You refund or tax due is not "per W-2" or per spouse.  It is based on ALL of the income you enter and all of your combined tax liability.   That "refund monitor" does not mean anything until you have entered everything completely.   It is normal to see it change as you continue to add income to the software.  It does not matter what source of income you "start" with---it will all be reconciled when you have everything entered.
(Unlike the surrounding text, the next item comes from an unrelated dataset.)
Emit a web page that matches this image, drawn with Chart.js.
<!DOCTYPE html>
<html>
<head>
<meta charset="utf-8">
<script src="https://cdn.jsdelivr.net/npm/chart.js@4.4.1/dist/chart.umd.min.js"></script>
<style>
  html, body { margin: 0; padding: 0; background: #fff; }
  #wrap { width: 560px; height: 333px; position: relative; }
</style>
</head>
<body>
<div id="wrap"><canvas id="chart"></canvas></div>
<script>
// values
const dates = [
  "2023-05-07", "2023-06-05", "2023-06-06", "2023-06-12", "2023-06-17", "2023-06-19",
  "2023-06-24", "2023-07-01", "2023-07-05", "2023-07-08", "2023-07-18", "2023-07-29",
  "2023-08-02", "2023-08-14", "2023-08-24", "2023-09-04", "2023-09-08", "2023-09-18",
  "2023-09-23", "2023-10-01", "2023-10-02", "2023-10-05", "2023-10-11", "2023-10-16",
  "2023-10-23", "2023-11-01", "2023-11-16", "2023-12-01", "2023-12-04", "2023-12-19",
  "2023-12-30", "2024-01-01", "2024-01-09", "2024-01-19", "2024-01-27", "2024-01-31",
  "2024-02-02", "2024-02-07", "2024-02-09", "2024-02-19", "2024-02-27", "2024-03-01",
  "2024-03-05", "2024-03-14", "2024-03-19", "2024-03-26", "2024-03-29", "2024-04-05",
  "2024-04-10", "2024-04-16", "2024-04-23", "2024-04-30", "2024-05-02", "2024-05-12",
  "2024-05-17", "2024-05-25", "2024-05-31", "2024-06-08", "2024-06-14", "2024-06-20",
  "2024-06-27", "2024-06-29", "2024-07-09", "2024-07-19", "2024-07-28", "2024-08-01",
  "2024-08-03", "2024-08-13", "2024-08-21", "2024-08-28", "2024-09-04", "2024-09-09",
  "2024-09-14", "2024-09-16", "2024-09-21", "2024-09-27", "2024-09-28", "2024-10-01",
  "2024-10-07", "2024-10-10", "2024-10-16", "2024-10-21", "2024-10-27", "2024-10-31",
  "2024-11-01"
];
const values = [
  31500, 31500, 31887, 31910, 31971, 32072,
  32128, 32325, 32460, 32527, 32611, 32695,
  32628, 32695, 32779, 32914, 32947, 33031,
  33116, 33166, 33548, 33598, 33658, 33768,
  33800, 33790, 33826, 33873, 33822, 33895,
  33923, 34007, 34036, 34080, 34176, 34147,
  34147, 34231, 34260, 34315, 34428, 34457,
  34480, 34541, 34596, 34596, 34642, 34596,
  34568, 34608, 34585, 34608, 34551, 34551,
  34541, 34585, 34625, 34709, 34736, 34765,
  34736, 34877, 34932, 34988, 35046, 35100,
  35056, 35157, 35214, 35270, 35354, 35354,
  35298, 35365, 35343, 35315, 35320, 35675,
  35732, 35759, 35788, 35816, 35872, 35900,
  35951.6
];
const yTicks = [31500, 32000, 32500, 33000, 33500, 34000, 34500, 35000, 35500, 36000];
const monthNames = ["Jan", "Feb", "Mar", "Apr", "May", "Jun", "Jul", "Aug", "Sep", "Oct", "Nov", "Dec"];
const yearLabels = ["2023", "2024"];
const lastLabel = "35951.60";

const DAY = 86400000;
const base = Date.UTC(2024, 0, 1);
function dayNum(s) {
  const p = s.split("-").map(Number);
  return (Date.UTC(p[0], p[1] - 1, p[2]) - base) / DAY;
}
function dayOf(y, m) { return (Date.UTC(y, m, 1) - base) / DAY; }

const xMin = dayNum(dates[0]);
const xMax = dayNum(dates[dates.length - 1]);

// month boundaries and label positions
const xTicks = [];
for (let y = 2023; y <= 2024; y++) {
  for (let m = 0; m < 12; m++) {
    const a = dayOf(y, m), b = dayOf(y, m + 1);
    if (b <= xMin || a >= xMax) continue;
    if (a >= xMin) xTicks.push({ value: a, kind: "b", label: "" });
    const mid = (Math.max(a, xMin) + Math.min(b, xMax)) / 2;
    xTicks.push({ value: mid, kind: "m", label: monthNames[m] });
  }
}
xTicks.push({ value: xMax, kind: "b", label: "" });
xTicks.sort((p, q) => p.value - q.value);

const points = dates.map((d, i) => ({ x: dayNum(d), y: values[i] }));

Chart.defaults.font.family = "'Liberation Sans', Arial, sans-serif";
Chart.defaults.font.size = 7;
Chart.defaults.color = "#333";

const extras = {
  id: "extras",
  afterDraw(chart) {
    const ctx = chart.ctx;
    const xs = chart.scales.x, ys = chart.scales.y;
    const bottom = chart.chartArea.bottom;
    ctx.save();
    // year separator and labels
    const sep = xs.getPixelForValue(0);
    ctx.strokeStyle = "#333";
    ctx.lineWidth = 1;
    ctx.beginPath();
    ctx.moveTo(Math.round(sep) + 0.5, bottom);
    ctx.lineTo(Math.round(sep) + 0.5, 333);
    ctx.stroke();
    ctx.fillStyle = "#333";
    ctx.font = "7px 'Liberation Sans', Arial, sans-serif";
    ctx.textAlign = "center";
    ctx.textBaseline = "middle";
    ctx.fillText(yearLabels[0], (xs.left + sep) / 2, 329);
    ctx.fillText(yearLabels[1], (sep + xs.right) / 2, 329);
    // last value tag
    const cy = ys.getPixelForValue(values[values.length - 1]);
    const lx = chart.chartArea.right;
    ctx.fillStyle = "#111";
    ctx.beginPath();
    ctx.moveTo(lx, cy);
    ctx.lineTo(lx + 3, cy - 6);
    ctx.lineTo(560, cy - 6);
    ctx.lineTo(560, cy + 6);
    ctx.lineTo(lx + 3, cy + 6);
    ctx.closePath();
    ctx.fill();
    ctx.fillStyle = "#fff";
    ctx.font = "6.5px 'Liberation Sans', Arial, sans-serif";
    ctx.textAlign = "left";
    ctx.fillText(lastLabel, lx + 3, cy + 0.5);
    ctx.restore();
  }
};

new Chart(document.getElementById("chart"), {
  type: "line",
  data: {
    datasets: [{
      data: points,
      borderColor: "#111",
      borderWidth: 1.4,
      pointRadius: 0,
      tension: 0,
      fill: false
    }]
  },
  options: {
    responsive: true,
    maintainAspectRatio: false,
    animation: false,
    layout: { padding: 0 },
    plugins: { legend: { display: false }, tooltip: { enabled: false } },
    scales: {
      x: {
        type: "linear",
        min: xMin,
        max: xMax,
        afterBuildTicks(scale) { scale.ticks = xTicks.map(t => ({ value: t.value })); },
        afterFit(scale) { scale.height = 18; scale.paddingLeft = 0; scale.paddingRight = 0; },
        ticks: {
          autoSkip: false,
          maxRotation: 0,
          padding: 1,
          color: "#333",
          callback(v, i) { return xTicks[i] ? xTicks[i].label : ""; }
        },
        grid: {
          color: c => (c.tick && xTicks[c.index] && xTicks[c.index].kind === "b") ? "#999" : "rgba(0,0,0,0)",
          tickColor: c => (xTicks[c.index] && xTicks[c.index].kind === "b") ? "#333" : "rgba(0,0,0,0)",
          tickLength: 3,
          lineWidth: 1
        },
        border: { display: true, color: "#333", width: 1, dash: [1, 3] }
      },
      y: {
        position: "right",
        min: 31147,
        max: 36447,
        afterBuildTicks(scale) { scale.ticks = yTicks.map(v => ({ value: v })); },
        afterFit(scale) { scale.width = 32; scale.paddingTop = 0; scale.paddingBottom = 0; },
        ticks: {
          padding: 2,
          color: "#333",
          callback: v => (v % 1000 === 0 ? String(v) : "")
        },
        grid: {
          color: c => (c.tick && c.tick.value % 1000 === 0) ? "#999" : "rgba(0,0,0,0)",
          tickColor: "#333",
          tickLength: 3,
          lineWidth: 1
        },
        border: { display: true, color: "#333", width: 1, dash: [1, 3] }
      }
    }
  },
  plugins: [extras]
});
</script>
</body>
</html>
**Disclaimer: Every effort has been made to offer the most correct information possible. The poster disclaims any legal responsibility for the accuracy of the information that is contained in this post.**

Taxes calculations

You owe a higher tax on ALL your income combined, both the W2 and self employment.  Because we have a progressive tax system. The more total income you make you pay a higher percent for tax.  You are taxed on your total income. The more total income you make you pay a higher percent for tax.

 

Plus you owe separate Self Employment tax if you have a Net Profit.    You pay 15.3% SE tax on 92.35% of your Net Profit (If it is greater than $400). The 15.3% self employed SE Tax is to pay both the employer part and employee part of Social Security and Medicare (FICA). So you get social security credit for it when you retire.


The SE tax is already included in your tax due or reduced your refund. It is on the 1040 Schedule 2 line 4 which goes to 1040 line 23. The SE tax is in addition to your regular income tax on the net profit.